**Exercise prompt:** Extract the lines of the material below, beginning with the first and ending with the line that holds "var catGapFrac = 0.43;". Skip every picture.
----
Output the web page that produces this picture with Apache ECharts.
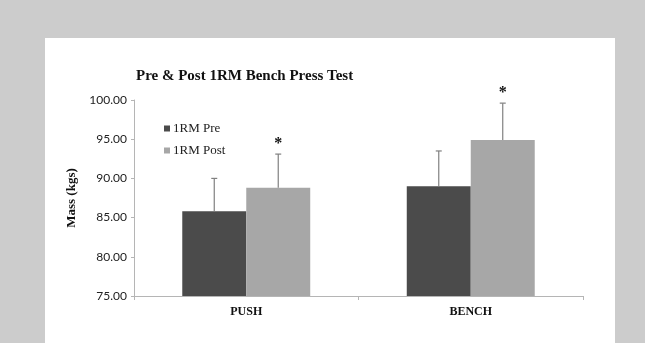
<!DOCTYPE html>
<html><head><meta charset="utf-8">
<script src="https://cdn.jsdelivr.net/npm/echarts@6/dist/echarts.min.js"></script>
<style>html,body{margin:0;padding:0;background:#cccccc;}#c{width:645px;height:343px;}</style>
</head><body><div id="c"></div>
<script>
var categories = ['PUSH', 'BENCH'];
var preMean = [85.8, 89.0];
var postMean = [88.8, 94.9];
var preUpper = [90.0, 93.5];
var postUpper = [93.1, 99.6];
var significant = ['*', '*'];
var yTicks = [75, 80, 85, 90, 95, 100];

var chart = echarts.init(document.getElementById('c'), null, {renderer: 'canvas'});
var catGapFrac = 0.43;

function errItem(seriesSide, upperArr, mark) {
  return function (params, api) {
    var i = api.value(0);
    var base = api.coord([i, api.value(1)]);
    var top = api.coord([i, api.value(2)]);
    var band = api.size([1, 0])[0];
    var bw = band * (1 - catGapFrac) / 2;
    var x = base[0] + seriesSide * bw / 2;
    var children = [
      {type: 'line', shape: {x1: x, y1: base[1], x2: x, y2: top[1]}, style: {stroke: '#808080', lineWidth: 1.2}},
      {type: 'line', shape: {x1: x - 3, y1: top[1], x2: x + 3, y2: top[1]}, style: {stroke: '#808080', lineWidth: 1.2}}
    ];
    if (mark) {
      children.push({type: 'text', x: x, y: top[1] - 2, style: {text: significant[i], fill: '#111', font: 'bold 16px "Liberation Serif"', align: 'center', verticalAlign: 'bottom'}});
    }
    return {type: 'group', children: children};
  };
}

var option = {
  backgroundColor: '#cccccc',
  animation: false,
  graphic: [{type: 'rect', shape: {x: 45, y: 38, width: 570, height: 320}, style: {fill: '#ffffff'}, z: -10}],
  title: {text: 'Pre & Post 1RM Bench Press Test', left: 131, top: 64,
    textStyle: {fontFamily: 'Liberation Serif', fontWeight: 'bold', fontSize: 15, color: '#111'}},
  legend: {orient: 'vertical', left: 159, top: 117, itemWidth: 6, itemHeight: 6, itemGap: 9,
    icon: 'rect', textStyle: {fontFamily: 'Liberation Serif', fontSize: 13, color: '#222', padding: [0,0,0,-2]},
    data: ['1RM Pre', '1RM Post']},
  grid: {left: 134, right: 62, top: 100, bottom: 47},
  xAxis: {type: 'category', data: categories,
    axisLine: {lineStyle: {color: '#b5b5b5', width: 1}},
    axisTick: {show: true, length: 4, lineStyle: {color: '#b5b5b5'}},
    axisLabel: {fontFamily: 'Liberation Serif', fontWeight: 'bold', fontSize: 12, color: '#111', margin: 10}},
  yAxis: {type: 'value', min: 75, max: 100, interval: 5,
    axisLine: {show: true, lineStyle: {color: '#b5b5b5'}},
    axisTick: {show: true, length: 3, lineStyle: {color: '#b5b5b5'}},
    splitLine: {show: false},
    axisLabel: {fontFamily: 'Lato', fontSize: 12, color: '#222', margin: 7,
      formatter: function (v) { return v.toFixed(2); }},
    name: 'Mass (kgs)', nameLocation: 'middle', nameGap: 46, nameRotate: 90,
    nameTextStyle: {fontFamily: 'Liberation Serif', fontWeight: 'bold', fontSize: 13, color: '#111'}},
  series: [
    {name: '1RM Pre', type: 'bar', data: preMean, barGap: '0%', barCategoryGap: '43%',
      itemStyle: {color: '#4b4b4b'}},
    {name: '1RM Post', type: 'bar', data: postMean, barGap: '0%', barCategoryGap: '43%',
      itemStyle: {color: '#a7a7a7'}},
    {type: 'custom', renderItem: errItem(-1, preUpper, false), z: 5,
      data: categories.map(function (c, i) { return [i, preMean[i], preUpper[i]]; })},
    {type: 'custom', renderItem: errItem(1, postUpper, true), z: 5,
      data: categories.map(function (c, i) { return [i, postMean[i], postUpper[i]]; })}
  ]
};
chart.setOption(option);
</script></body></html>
----
**Result of this exercise:**
Output the web page that produces this picture with Apache ECharts.
<!DOCTYPE html>
<html><head><meta charset="utf-8">
<script src="https://cdn.jsdelivr.net/npm/echarts@6/dist/echarts.min.js"></script>
<style>html,body{margin:0;padding:0;background:#cccccc;}#c{width:645px;height:343px;}</style>
</head><body><div id="c"></div>
<script>
var categories = ['PUSH', 'BENCH'];
var preMean = [85.8, 89.0];
var postMean = [88.8, 94.9];
var preUpper = [90.0, 93.5];
var postUpper = [93.1, 99.6];
var significant = ['*', '*'];
var yTicks = [75, 80, 85, 90, 95, 100];

var chart = echarts.init(document.getElementById('c'), null, {renderer: 'canvas'});
var catGapFrac = 0.43;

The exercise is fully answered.